Illyria: Wesley's dead. I'm feeling grief for him. I can't seem to control it. I wish to do more violence. Spike: Well, wishes just happen to be horses today.

'Not Fade Away'


Natter 64: Yes, we still need you  

Off-topic discussion. Wanna talk about corsets, duct tape, or physics? This is the place. Detailed discussion of any current-season TV must be whitefonted.


sarameg - Dec 04, 2009 4:23:51 pm PST #23127 of 30001

Jesse, that's funny!

I have a zit or infected follicle on my sitter. OK, outside of my thigh, just so it gets pressed on no matter how I sit. It hurts. Stupid weird body.


beth b - Dec 04, 2009 4:24:58 pm PST #23128 of 30001
oh joy! Oh Rapture ! I have a brain!

sorry sophia


Nora Deirdre - Dec 04, 2009 4:25:19 pm PST #23129 of 30001
I’m responsible for my own happiness? I can’t even be responsible for my own breakfast! (Bojack Horseman)

I think she really did wear the dress to parties and such later, like she said she would.

Hey, so did I! Wore it to the SFF2F as well as several weddings. I still have it, still wear it. It was like $98.

I think that weddings are often treated as primarily for other people (non-bride and groom people), which is why I never wanted one and didn't have one.


sarameg - Dec 04, 2009 4:25:57 pm PST #23130 of 30001

Sophia, that bites ass. At least you will have documentation, I guess?


-t - Dec 04, 2009 4:29:18 pm PST #23131 of 30001
I am a woman of various inclinations and only some of the time are they to burn everything down in frustration

Oh, you and Sparky both in your wedding dresses at the Prom! That was so cool.

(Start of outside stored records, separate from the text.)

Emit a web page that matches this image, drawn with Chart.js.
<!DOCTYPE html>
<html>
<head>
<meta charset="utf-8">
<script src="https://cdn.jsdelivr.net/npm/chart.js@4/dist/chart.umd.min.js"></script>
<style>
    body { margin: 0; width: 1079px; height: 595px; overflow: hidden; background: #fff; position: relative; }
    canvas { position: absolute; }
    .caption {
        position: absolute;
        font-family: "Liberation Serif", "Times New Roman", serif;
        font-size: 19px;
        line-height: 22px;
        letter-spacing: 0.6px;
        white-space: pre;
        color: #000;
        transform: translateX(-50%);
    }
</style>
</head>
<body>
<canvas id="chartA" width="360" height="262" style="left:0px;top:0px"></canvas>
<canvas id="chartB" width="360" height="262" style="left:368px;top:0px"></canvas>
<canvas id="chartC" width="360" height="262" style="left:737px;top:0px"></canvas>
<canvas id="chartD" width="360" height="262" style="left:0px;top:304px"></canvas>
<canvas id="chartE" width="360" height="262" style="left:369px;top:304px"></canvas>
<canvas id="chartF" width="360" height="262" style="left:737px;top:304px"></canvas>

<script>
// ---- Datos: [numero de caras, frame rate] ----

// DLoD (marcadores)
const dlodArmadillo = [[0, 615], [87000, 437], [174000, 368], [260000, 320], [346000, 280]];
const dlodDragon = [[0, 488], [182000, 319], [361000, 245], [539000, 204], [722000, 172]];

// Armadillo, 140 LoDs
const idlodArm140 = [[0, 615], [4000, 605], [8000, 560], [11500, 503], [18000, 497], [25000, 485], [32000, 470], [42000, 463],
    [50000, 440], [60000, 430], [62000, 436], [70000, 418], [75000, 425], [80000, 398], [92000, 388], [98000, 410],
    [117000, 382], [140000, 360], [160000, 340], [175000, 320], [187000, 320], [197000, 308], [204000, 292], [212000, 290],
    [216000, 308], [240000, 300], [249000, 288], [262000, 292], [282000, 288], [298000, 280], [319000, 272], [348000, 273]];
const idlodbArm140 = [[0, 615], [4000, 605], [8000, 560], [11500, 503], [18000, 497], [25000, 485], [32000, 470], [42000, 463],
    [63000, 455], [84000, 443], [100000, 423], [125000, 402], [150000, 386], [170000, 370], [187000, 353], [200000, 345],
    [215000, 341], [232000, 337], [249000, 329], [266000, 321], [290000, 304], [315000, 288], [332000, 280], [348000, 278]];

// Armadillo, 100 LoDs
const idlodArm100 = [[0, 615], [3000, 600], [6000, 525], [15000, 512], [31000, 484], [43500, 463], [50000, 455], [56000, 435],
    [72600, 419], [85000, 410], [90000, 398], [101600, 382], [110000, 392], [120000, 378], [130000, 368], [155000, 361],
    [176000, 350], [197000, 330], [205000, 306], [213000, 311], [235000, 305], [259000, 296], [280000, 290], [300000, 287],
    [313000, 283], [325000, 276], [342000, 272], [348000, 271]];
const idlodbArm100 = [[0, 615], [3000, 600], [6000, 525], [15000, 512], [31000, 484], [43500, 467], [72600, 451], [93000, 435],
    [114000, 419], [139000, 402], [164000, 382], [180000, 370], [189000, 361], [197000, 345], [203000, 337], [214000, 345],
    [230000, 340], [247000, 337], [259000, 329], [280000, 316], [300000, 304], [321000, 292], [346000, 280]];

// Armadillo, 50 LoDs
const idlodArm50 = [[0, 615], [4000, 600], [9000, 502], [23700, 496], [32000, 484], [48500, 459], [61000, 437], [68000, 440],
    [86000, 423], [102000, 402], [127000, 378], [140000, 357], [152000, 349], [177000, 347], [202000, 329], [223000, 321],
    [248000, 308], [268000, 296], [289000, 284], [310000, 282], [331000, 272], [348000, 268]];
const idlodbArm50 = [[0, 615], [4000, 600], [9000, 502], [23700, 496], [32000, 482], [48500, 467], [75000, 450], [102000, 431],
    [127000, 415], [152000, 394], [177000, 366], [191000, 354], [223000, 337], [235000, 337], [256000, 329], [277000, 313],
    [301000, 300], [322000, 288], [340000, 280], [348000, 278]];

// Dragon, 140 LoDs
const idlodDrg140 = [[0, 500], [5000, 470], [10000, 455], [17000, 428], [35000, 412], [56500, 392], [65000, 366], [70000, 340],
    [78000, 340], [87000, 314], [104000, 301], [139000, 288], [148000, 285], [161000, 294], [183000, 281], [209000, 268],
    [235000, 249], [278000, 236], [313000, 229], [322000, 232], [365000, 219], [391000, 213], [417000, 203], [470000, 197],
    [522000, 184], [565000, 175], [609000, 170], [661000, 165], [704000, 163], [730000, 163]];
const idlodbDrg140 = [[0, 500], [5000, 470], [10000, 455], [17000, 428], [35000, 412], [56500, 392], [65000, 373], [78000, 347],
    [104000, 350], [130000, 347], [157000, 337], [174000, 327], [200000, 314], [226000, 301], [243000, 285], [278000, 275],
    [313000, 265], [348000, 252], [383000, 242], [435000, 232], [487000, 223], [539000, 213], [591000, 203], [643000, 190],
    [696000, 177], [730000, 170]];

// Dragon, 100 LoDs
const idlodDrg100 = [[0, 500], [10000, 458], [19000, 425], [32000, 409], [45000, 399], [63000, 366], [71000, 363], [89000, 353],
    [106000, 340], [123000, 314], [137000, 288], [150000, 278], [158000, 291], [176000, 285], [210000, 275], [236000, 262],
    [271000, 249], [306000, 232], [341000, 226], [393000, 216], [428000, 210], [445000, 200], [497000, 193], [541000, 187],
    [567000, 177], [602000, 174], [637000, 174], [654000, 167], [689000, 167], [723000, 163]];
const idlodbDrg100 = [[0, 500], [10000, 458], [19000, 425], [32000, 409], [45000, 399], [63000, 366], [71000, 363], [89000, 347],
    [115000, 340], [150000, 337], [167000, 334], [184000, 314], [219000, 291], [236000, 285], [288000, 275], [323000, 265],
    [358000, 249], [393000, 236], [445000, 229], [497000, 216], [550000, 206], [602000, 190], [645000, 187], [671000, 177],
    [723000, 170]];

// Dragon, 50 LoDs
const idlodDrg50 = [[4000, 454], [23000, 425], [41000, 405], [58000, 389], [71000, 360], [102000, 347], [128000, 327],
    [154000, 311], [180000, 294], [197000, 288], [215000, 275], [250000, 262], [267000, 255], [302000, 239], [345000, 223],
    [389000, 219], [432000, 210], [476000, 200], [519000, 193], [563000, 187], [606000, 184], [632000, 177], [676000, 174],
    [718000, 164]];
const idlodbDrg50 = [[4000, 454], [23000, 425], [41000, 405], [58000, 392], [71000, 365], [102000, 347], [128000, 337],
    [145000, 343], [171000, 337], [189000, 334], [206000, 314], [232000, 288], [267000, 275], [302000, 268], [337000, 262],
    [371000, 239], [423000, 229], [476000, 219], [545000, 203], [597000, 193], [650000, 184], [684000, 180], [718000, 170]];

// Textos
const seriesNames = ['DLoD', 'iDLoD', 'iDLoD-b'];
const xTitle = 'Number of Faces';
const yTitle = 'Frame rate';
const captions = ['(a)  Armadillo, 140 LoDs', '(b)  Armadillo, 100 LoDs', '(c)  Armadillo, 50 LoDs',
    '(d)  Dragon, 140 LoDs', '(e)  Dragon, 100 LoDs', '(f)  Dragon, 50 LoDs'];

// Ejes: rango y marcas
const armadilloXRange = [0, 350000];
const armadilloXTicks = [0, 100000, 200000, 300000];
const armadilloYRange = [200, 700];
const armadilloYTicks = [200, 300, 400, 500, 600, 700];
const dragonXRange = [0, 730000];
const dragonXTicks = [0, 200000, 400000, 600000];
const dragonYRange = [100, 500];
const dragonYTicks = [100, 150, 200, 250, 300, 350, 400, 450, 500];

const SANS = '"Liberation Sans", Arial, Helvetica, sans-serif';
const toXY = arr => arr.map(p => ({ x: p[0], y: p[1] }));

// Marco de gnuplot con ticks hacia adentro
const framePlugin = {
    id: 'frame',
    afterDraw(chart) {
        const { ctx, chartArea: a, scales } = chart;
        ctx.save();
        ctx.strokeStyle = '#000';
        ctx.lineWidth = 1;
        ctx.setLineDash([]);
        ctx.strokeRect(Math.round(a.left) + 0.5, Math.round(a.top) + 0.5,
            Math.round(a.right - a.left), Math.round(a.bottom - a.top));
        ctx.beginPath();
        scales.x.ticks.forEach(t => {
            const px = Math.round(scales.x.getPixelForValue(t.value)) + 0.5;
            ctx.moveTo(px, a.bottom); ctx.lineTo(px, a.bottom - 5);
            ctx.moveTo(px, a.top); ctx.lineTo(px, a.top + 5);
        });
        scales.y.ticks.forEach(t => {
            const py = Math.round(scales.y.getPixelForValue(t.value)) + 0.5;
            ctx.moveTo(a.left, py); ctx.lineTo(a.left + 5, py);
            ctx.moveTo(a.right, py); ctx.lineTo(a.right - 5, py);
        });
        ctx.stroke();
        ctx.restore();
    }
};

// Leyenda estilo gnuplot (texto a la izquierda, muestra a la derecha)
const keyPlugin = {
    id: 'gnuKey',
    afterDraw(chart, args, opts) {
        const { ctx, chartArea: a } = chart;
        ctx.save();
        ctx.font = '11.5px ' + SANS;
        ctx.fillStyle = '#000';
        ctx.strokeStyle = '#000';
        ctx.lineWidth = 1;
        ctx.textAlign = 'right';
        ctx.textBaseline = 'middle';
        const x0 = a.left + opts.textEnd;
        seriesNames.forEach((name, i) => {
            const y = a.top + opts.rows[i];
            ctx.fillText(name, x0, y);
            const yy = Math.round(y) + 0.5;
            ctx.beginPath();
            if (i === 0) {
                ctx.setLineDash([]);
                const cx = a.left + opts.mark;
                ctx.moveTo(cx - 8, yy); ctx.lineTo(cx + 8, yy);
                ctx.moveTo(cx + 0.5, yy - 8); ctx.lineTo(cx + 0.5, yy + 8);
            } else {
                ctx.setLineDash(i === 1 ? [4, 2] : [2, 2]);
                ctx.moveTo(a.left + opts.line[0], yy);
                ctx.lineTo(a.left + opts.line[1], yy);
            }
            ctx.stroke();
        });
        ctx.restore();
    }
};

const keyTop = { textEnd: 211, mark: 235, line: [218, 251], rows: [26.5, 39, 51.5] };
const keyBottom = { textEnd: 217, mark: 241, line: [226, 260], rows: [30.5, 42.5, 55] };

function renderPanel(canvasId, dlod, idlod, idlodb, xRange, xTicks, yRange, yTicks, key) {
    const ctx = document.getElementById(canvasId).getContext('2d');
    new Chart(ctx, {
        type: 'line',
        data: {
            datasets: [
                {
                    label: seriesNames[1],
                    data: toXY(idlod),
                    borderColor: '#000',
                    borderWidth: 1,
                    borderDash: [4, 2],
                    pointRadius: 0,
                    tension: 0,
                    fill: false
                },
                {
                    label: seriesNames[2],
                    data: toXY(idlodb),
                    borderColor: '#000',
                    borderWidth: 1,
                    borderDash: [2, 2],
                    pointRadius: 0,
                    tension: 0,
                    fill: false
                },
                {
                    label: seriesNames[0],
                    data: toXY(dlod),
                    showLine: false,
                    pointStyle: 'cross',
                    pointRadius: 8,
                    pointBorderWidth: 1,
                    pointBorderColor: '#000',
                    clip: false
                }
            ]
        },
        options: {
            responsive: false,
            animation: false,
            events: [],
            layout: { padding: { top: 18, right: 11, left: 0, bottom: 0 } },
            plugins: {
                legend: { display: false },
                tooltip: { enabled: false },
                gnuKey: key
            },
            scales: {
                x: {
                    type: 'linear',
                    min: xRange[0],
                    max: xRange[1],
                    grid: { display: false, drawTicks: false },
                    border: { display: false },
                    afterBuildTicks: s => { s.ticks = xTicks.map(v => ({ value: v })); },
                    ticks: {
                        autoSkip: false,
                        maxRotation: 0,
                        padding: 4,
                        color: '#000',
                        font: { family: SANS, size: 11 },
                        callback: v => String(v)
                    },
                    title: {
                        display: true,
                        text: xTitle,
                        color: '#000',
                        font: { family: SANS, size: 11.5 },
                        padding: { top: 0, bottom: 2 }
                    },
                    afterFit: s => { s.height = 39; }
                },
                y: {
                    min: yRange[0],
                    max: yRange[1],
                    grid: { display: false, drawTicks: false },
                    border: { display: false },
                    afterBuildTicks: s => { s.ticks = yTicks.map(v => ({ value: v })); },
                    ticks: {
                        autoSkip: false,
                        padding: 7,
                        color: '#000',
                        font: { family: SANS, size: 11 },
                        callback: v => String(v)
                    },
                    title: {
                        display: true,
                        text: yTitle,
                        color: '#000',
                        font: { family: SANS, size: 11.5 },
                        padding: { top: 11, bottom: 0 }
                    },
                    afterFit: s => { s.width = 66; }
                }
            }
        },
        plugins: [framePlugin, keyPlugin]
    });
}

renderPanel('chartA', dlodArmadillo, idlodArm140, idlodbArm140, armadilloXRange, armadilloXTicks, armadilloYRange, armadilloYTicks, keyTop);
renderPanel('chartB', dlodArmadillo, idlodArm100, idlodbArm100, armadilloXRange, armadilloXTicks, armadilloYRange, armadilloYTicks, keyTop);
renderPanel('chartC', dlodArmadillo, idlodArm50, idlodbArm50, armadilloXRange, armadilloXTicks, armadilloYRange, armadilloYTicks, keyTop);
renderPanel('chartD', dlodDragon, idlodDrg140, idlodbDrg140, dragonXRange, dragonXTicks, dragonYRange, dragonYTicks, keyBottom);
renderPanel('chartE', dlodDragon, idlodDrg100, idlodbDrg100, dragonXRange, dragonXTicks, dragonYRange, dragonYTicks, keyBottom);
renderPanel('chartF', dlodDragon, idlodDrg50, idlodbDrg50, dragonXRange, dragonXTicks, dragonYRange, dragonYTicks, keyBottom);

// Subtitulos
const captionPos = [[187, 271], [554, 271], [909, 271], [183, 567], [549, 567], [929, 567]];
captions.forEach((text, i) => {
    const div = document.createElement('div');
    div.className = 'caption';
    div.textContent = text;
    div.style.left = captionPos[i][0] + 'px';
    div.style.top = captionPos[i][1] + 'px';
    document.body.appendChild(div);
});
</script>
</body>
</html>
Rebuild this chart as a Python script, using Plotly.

Sophia Brooks - Dec 04, 2009 4:36:20 pm PST #23132 of 30001
Cats to become a rabbit should gather immediately now here

Thank you guys- I can't decide whether or not I should ask to write a rebuttal to my file (the chance wasn't offered) or just let it lie and take the fresh start. My boss is normally scrupulously honest and fair, and if I had been working up to my normal potential the other things would not have built up like that, but normally I think you recieve a verbal warning, a change to correct your behavior, and then a written warning. But I still feel she was swayed by the work nemesis, who is her BFF.


§ ita § - Dec 04, 2009 4:52:03 pm PST #23133 of 30001
Well not canonically, no, but this is transformative fiction.

Sophia, if you think you can be measured about it, it may be worth getting on file with a reasoned rebuttal.

Private Eyes is back in my head, thanks to James Roday.

I don't use my bacon salt near enough because, well, salt. But it's great sprinkled on bagels and cream cheese.


Steph L. - Dec 04, 2009 5:02:21 pm PST #23134 of 30001
this mess was yours / now your mess is mine

I don't use my bacon salt near enough because, well, salt. But it's great sprinkled on bagels and cream cheese.

Oh dear god I need to have that right now.

However, I have no bacon salt. (I think we have bagels and cream cheese. I could pretend. But it might just make me forlorn. Alas, no bacon salt!)

t edit

In college, one of the popular places to eat/order food from was a tiny shop that made all kinds of bagel sandwiches. One of my favorites was a blueberry bagel (I know, itsnotabagel) with cream cheese and cinnamon sprinkled on top.

My roommate loved the one that was a plain (I think) bagel with cream cheese and roast beef. The thought of it still makes me gag, after all these years.


Jesse - Dec 04, 2009 5:05:35 pm PST #23135 of 30001
Sometimes I trip on how happy we could be.

Cream cheese and roast beef are good together in a roll-up, so I bet they're even better on a bagel! With salt.


Steph L. - Dec 04, 2009 5:08:10 pm PST #23136 of 30001
this mess was yours / now your mess is mine

Cream cheese and roast beef are good together in a roll-up, so I bet they're even better on a bagel! With salt.

I love the salami/cream cheese rollup thingie, but it's something about roast beef's texture -- the way it's often easy to pull apart, if that makes sense -- that disturbs me, and with cream cheese, it just makes me gag. Go figure.

That bagel place used to (probably still does) sell single cigarettes out of a styrofoam cup on the counter for 10 cents each.